Потом Булгаков разошелся с Татьяной и как-то сразу из дома Коморского и из круга друзей того периода ушел, решительно и навсегда. Иногда случайно встречались — в театре, на улице. Здоровались, любезное «как поживаете», не более… Правда, из рассказов Коморского выходило, что Зина — тоже совершенно случайно — встречала Булгакова почему-то чаще. При встрече упрекала его: «Что же ты Тасю забыл?» Он вздыхал, лез в карман за деньгами, просил передать Татьяне.

«Он считал себя виноватым перед Татьяной», — объяснял Коморский. И, как формулу, повторял булгаковскую фразу, которую, по-видимому, не раз слышал от Т. Н.: «Я думаю, что Бог накажет меня за тебя». Человек атеистической эпохи, добавлял с недоумением: «Оказывается, Булгаков был глубоко верующим…»
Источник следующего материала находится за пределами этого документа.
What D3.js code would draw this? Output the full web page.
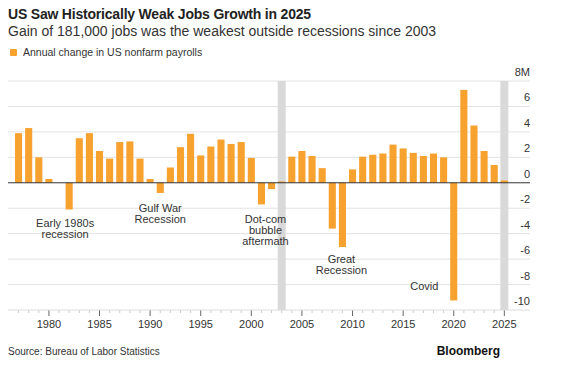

И в Малый Козихинский больше не заходил? Из уцелевших фрагментов булгаковского дневника мы знаем: заходил все-таки. Вот зубы лечил у Зины, и Зина, судя по всему, была рада его нечастым визитам. Женщины любили его — не претендуя ни на брак, ни на роли любовниц…

Единственную подаренную Булгаковым книгу Коморский сохранил. На ней автограф: «Зине и Володе Коморским в память вечеров на Козихе. Михаил Булгаков. Москва, 1924, 12-го марта». Собственно, это не книга — отдельный оттиск повести «Дьяволиада» из альманаха «Недра». Свежий номер альманаха Булгаков получил 25 февраля (это тоже известно из уцелевших фрагментов дневника); оттиски, может быть, на несколько дней позже; а если так, то к Коморским с этим свидетельством своего успеха пришел сразу.

И еще, думаю, именно здесь — в Малом Козихинском переулке — возник первый толчок к замыслу «Зойкиной квартиры». Правда, в квартире Коморских всего лишь три комнаты, а не шесть, как у Зои Пельц, но чтo стоит Булгакову раздвинуть стены, переместить квартиру на Большую Садовую и включить «играющий, как страшная музыкальная табакерка», двор громадного дома… Главное: «Зина, ты орел, а не женщина!»

В гостях у Т.Н

Имя Татьяны Николаевны впервые всплыло для меня где-то в середине 1960-х годов — из уст Е. С. Булгаковой. Елена Сергеевна произнесла его с огромным уважением и без опции к обсуждению: первая любовь Михаила Булгакова… Потом это имя прозвучало из уст Надежды Афанасьевны, сестры писателя, — стало быть, в 1968 году. На этот раз Татьяна прошла передо мною как самоотверженная спутница Булгакова на дорогах гражданской войны. И только в рассказах Коморского она стала фигурой из плоти и крови.

В 1968-м, получив у Надежды Афанасьевны адрес, я Татьяне Николаевне написала. Она ответила тотчас, безукоризненно вежливо, и были в ее открытке такие слова: «К сожалению, ответить на Ваши вопросы не могу. Слишком много времени прошло, и почти все забыто. Возвращаться к этому не могу и по состоянию здоровья». Ответ меня не обескуражил: ибо, согласитесь, кто же ни с того ни с сего станет отвечать на разные вопросы очень далекому, неизвестно откуда взявшемуся человеку? Волновало то, что она откликнулась, это значило, что она контактна, что с нею можно разговаривать, нужно только ее увидеть.